>> Start Information shown

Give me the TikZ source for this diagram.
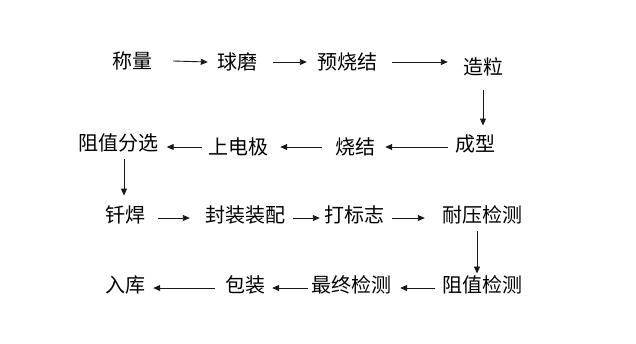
\documentclass[tikz,border=0pt]{standalone}
\usepackage{fontspec}
\setmainfont{Noto Sans CJK SC}
\usepackage{tikz}
\usetikzlibrary{positioning, arrows.meta}
\tikzset{
    paso/.style={rectangle, inner sep=0pt, font=\fontsize{20}{24}\selectfont, text=black},
    flecha/.style={draw, -{Triangle[length=7pt, width=6pt]}, line width=0.9pt, color=black!90}
}

\begin{document}
\begin{tikzpicture}[x=1pt, y=-1pt]
    \useasboundingbox (0,0) rectangle (636,343);

    % 1. Primera fila (izquierda a derecha)
    \node[paso] (cl) at (132,61) {称量};
    \node[paso] (qm) at (237,62) {球磨};
    \node[paso] (ysj) at (347,62) {预烧结};
    \node[paso] (zl) at (483,67) {造粒};

    % 2. Segunda fila (derecha a izquierda)
    \node[paso] (cx) at (475,144) {成型};
    \node[paso] (sj) at (355,147) {烧结};
    \node[paso] (sdj) at (238,147) {上电极};
    \node[paso] (zzfx) at (118.5,143) {阻值分选};

    % 3. Tercera fila
    \node[paso] (qh) at (125,215) {钎焊};
    \node[paso] (fz) at (245,215) {封装装配};
    \node[paso] (dbz) at (354,215) {打标志};
    \node[paso] (ny) at (482,215) {耐压检测};

    % 4. Cuarta fila
    \node[paso] (zzjc) at (482,285) {阻值检测};
    \node[paso] (zz) at (351,285) {最终检测};
    \node[paso] (bz) at (245,285) {包装};
    \node[paso] (rk) at (125,285) {入库};

    % --- CONEXIONES ---

    % Primera fila
    \draw[flecha] ([xshift=21pt]cl.east) -- ([xshift=-9pt]qm.west);
    \draw[flecha] ([xshift=16pt]qm.east) -- ([xshift=-10pt]ysj.west);
    \draw[flecha] ([xshift=15pt]ysj.east) -- ([xshift=-15pt]zl.west |- ysj.east);
    \draw[flecha] ([yshift=-14pt]zl.south) -- ([yshift=9pt]zl.south |- cx.north);

    % Segunda fila
    \draw[flecha] ([xshift=-7pt]cx.west |- sj.east) -- ([xshift=10pt]sj.east);
    \draw[flecha] ([xshift=-13pt]sj.west) -- ([xshift=12pt]sdj.east);
    \draw[flecha] ([xshift=-6pt]sdj.west) -- ([xshift=8pt]zzfx.east |- sdj.west);
    \draw[flecha] ([xshift=-1pt,yshift=-7pt]qh.north |- zzfx.south) -- ([xshift=-1pt,yshift=10pt]qh.north);

    % Tercera fila
    \draw[flecha] ([xshift=13pt,yshift=-3pt]qh.east) -- ([xshift=-15pt,yshift=-3pt]fz.west);
    \draw[flecha] ([xshift=8pt,yshift=-3pt]fz.east) -- ([xshift=-4pt,yshift=-3pt]dbz.west);
    \draw[flecha] ([xshift=8pt,yshift=-3pt]dbz.east) -- ([xshift=-17pt,yshift=-3pt]ny.west);
    \draw[flecha] ([xshift=-5pt,yshift=-7pt]ny.south) -- ([xshift=-5pt,yshift=2pt]zzjc.north);

    % Cuarta fila
    \draw[flecha] ([xshift=-7pt,yshift=-3pt]zzjc.west) -- ([xshift=9pt,yshift=-3pt]zz.east);
    \draw[flecha] ([xshift=-3pt,yshift=-3pt]zz.west) -- ([xshift=7pt,yshift=-3pt]bz.east);
    \draw[flecha] ([xshift=-10pt,yshift=-3pt]bz.west) -- ([xshift=8pt,yshift=-3pt]rk.east);

\end{tikzpicture}
\end{document}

>> End Information shown

[Work instructions]
The data should be printed again unchanged; leave its pictures out.

[Solution for this exercise]
Give me the TikZ source for this diagram.
\documentclass[tikz,border=0pt]{standalone}
\usepackage{fontspec}
\setmainfont{Noto Sans CJK SC}
\usepackage{tikz}
\usetikzlibrary{positioning, arrows.meta}
\tikzset{
    paso/.style={rectangle, inner sep=0pt, font=\fontsize{20}{24}\selectfont, text=black},
    flecha/.style={draw, -{Triangle[length=7pt, width=6pt]}, line width=0.9pt, color=black!90}
}

\begin{document}
\begin{tikzpicture}[x=1pt, y=-1pt]
    \useasboundingbox (0,0) rectangle (636,343);

    % 1. Primera fila (izquierda a derecha)
    \node[paso] (cl) at (132,61) {称量};
    \node[paso] (qm) at (237,62) {球磨};
    \node[paso] (ysj) at (347,62) {预烧结};
    \node[paso] (zl) at (483,67) {造粒};

    % 2. Segunda fila (derecha a izquierda)
    \node[paso] (cx) at (475,144) {成型};
    \node[paso] (sj) at (355,147) {烧结};
    \node[paso] (sdj) at (238,147) {上电极};
    \node[paso] (zzfx) at (118.5,143) {阻值分选};

    % 3. Tercera fila
    \node[paso] (qh) at (125,215) {钎焊};
    \node[paso] (fz) at (245,215) {封装装配};
    \node[paso] (dbz) at (354,215) {打标志};
    \node[paso] (ny) at (482,215) {耐压检测};

    % 4. Cuarta fila
    \node[paso] (zzjc) at (482,285) {阻值检测};
    \node[paso] (zz) at (351,285) {最终检测};
    \node[paso] (bz) at (245,285) {包装};
    \node[paso] (rk) at (125,285) {入库};

    % --- CONEXIONES ---

    % Primera fila
    \draw[flecha] ([xshift=21pt]cl.east) -- ([xshift=-9pt]qm.west);
    \draw[flecha] ([xshift=16pt]qm.east) -- ([xshift=-10pt]ysj.west);
    \draw[flecha] ([xshift=15pt]ysj.east) -- ([xshift=-15pt]zl.west |- ysj.east);
    \draw[flecha] ([yshift=-14pt]zl.south) -- ([yshift=9pt]zl.south |- cx.north);

    % Segunda fila
    \draw[flecha] ([xshift=-7pt]cx.west |- sj.east) -- ([xshift=10pt]sj.east);
    \draw[flecha] ([xshift=-13pt]sj.west) -- ([xshift=12pt]sdj.east);
    \draw[flecha] ([xshift=-6pt]sdj.west) -- ([xshift=8pt]zzfx.east |- sdj.west);
    \draw[flecha] ([xshift=-1pt,yshift=-7pt]qh.north |- zzfx.south) -- ([xshift=-1pt,yshift=10pt]qh.north);

    % Tercera fila
    \draw[flecha] ([xshift=13pt,yshift=-3pt]qh.east) -- ([xshift=-15pt,yshift=-3pt]fz.west);
    \draw[flecha] ([xshift=8pt,yshift=-3pt]fz.east) -- ([xshift=-4pt,yshift=-3pt]dbz.west);
    \draw[flecha] ([xshift=8pt,yshift=-3pt]dbz.east) -- ([xshift=-17pt,yshift=-3pt]ny.west);
    \draw[flecha] ([xshift=-5pt,yshift=-7pt]ny.south) -- ([xshift=-5pt,yshift=2pt]zzjc.north);

    % Cuarta fila
    \draw[flecha] ([xshift=-7pt,yshift=-3pt]zzjc.west) -- ([xshift=9pt,yshift=-3pt]zz.east);
    \draw[flecha] ([xshift=-3pt,yshift=-3pt]zz.west) -- ([xshift=7pt,yshift=-3pt]bz.east);
    \draw[flecha] ([xshift=-10pt,yshift=-3pt]bz.west) -- ([xshift=8pt,yshift=-3pt]rk.east);

\end{tikzpicture}
\end{document}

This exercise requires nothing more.